In the 1990s, L.A. became a poster child for racial segregation when riots following the acquittal of Rodney King’s killers brought attention to the city’s black-white divide. But since then, L.A. has come a long way, according to a new geographical analysis published in the journal Annals of the Association of American Geographers.

The study confirms what Census-block analyses have found: in the 2000s, the share of L.A.’s total population living in super-segregated neighborhoods (defined here as those made up predominantly of one racial group) decreased from 40 percent down to a third. In a blog post for the London School of Economics and Political Science, the researchers write that L.A. neighborhoods exhibit a lack of “demographic stability,” which has helped increase the overall diversity in the city:

Almost every other inhabitant lives in a neighborhood that has experienced significant shifts in the ethno-racial composition of its population during the last decade and a half.

For their analysis, the researchers used a highly precise geo-computational software that examines the racial make-up of residents around a certain location. The tool then identified 20 neighborhood categories in L.A., ranging from “strongly homogenous” (those made up predominantly of black, white, Asian, or Hispanic residents) to “highly diverse” (which contained almost equal shares of all racial groups).

The researchers believe their analysis measures segregation more accurately than previous ones measuring segregation at Census-tract levels; via LSE:

This allows a more exact measurement of each individual’s geographical context, and it also allows a classification of neighborhoods that is based on not a single geographical scale but sensitive to shifts in the population composition of both an individual’s immediate neighbors as well as the ethno-racial mix of distant neighbors.

Here’s the resulting map of L.A. neighborhoods and surrounding areas in 2010, as per the categories determined by the study:

The number of all-white and all-black neighborhoods have decreased in the decade analyzed, the researchers say. Back in 2000, 31 percent of the L.A.’s white residents lived in homogenous white neighborhoods, but by 2010 only 21 percent did. The share of L.A.’s black population living in all black neighborhoods has also declined from 15 percent in 2000 to 11 percent in 2010.

In this period, more and more Hispanic and Asian residents moved into neighborhoods that were previously all-black, mixed, and even predominantly white. As a result, some previously homogenous neighborhoods have become less segregated, while others have now become predominantly Hispanic or predominantly Asian.

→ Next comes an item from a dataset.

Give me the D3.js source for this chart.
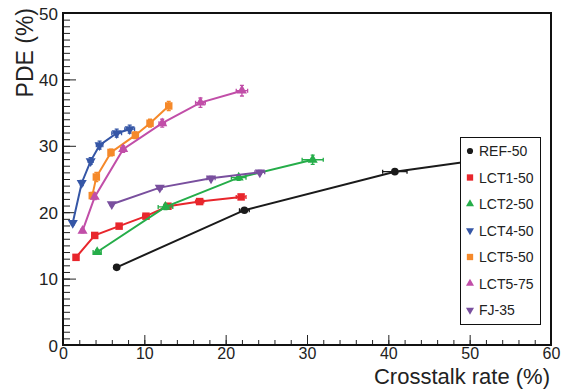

Here’s how the report puts it:

Both Asian and Hispanic populations are growing and the strong preference to select neighborhoods that have similar populations is creating expanding homogeneous areas at the margin of concentrations of these groups.

Still, more neighborhoods are headed towards heterogeneity overall, which suggests that the metro area is getting increasingly diverse, the study says. In the LSE blog post, the researchers conclude:

There are decreasing areas of homogeneous populations and a rapid increase in areas which are a mixture of all the racial and ethnic groups. Diversity and heterogeneity is the new structure of urban society.